* _Aim of the exercise_: Print, word for word, the opening line of the data below and every line after it through the line that contains "fig = go.Figure()", but not the pictures.

* _Data segment_:
>> Begin
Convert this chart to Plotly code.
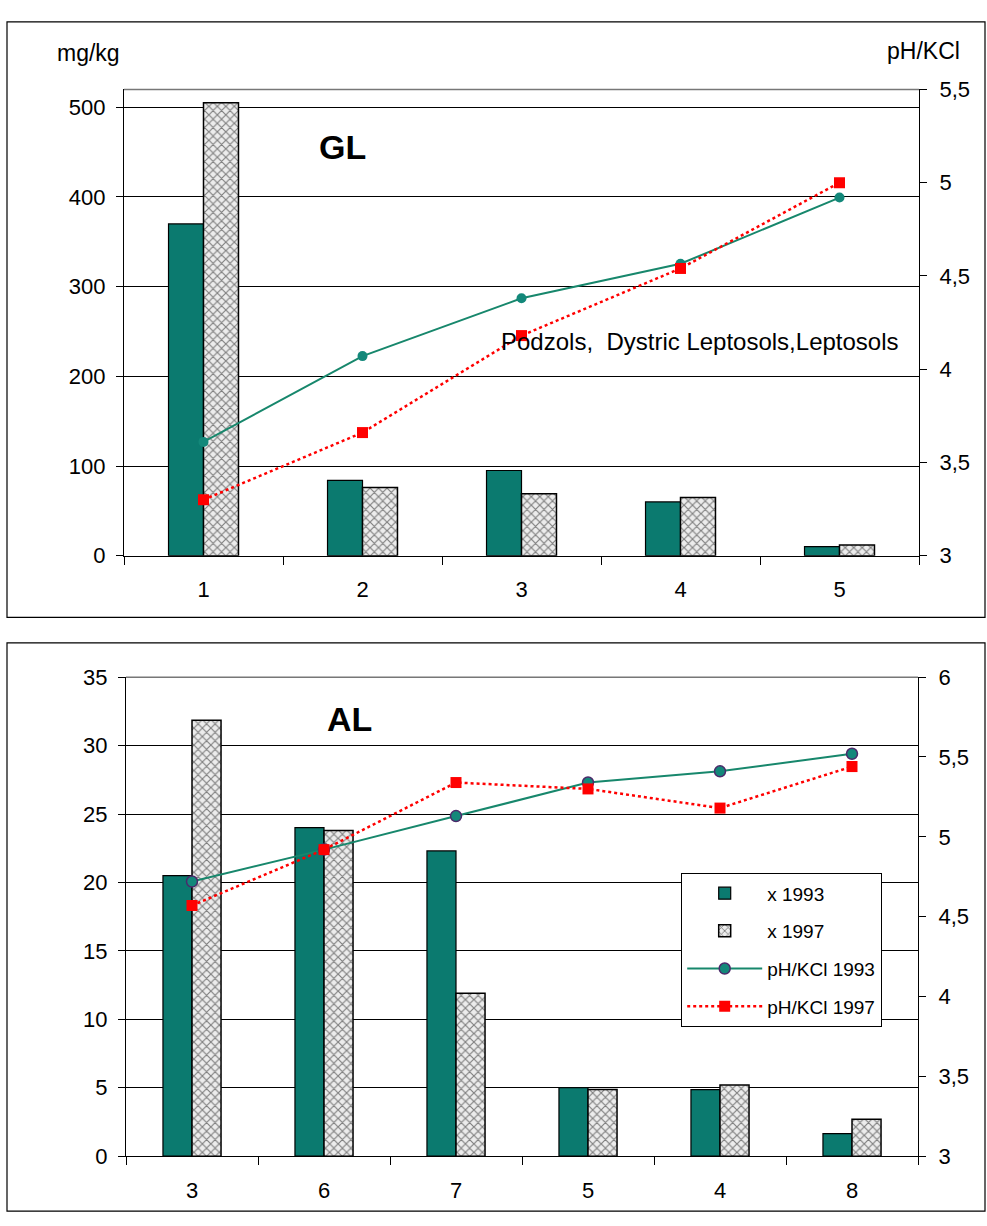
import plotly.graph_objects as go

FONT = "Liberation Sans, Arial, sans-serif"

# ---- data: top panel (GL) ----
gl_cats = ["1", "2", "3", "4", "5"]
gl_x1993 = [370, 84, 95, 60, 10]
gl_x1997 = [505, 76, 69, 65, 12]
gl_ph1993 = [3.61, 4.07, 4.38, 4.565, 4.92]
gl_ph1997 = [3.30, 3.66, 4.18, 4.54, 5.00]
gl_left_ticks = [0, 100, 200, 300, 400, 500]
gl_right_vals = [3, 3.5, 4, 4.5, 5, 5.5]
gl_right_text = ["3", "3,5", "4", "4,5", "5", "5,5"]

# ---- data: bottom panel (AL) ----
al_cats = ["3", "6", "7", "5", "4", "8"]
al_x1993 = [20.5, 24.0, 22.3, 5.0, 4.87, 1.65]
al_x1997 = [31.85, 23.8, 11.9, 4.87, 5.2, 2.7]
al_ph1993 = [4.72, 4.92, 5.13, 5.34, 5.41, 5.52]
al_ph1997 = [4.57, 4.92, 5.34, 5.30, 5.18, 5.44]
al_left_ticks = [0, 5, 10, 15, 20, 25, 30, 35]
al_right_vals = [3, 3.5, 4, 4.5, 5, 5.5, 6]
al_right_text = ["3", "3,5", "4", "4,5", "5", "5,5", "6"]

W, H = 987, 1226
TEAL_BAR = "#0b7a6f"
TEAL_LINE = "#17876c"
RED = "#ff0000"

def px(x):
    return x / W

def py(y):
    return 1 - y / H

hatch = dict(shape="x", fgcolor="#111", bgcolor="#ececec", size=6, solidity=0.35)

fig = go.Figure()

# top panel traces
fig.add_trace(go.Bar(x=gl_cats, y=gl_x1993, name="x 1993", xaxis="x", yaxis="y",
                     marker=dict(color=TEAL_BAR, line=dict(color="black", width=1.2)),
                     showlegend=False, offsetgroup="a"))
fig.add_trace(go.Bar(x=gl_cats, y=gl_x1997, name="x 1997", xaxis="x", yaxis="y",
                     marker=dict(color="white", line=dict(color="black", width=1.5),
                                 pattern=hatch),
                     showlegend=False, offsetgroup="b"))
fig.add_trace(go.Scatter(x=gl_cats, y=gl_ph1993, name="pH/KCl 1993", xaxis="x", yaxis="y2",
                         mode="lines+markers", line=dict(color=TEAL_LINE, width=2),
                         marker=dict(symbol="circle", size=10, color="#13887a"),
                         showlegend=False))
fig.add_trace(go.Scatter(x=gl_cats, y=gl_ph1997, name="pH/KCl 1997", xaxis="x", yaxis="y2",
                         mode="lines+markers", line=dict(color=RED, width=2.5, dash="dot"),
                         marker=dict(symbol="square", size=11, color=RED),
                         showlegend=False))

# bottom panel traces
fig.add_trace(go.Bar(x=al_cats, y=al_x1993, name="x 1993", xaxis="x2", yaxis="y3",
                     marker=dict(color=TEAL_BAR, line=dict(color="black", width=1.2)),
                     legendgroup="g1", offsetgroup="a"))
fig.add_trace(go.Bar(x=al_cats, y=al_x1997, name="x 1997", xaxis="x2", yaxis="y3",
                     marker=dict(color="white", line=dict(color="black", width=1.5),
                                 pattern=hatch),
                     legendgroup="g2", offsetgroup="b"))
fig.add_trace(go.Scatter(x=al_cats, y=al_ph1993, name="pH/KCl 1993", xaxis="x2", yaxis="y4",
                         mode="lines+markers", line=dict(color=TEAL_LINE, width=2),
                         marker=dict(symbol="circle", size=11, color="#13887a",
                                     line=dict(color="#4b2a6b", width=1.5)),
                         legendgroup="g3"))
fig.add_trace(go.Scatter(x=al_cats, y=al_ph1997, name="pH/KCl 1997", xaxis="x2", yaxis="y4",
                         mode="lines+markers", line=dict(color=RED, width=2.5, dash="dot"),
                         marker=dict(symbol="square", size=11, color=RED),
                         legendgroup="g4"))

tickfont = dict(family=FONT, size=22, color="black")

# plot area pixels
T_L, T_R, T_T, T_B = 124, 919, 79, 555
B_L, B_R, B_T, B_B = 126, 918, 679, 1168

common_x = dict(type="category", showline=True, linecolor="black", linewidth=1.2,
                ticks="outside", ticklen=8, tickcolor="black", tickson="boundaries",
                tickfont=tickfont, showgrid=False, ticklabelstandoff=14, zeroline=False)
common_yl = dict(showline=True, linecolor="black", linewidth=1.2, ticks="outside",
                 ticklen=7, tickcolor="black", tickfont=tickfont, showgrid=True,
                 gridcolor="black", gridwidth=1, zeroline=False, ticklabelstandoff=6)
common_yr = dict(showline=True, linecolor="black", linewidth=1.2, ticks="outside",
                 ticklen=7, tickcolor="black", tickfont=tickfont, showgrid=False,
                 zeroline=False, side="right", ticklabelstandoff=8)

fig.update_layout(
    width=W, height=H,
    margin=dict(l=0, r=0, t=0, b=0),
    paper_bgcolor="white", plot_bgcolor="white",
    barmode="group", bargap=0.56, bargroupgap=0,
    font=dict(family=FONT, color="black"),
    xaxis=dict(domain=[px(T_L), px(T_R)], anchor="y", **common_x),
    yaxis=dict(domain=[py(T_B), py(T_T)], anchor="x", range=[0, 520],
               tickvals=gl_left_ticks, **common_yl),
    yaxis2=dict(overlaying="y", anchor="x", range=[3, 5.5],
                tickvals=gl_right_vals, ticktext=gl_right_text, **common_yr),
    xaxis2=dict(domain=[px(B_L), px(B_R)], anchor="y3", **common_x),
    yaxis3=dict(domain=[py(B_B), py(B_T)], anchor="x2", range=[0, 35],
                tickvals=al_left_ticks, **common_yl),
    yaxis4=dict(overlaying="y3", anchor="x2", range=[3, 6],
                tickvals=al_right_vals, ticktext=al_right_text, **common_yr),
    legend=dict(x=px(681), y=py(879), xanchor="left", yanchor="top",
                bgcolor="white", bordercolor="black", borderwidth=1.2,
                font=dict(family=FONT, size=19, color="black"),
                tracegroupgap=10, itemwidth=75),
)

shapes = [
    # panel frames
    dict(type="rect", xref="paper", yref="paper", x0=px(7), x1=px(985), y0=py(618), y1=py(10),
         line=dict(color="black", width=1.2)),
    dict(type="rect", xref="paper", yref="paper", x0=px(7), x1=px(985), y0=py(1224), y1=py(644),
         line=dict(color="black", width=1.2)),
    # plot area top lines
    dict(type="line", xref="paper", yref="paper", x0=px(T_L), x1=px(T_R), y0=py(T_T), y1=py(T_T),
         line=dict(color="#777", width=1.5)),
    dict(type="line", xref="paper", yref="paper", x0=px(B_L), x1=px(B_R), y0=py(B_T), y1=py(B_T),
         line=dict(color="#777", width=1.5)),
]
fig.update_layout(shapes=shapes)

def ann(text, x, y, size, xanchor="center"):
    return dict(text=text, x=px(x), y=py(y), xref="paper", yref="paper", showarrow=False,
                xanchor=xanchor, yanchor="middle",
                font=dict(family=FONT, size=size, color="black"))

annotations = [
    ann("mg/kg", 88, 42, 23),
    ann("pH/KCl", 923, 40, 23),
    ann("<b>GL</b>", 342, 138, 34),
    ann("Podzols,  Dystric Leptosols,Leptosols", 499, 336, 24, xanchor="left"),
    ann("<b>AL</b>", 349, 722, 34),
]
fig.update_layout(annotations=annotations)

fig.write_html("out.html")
>> End
* _Answer to this exercise_:
Convert this chart to Plotly code.
import plotly.graph_objects as go

FONT = "Liberation Sans, Arial, sans-serif"

# ---- data: top panel (GL) ----
gl_cats = ["1", "2", "3", "4", "5"]
gl_x1993 = [370, 84, 95, 60, 10]
gl_x1997 = [505, 76, 69, 65, 12]
gl_ph1993 = [3.61, 4.07, 4.38, 4.565, 4.92]
gl_ph1997 = [3.30, 3.66, 4.18, 4.54, 5.00]
gl_left_ticks = [0, 100, 200, 300, 400, 500]
gl_right_vals = [3, 3.5, 4, 4.5, 5, 5.5]
gl_right_text = ["3", "3,5", "4", "4,5", "5", "5,5"]

# ---- data: bottom panel (AL) ----
al_cats = ["3", "6", "7", "5", "4", "8"]
al_x1993 = [20.5, 24.0, 22.3, 5.0, 4.87, 1.65]
al_x1997 = [31.85, 23.8, 11.9, 4.87, 5.2, 2.7]
al_ph1993 = [4.72, 4.92, 5.13, 5.34, 5.41, 5.52]
al_ph1997 = [4.57, 4.92, 5.34, 5.30, 5.18, 5.44]
al_left_ticks = [0, 5, 10, 15, 20, 25, 30, 35]
al_right_vals = [3, 3.5, 4, 4.5, 5, 5.5, 6]
al_right_text = ["3", "3,5", "4", "4,5", "5", "5,5", "6"]

W, H = 987, 1226
TEAL_BAR = "#0b7a6f"
TEAL_LINE = "#17876c"
RED = "#ff0000"

def px(x):
    return x / W

def py(y):
    return 1 - y / H

hatch = dict(shape="x", fgcolor="#111", bgcolor="#ececec", size=6, solidity=0.35)

fig = go.Figure()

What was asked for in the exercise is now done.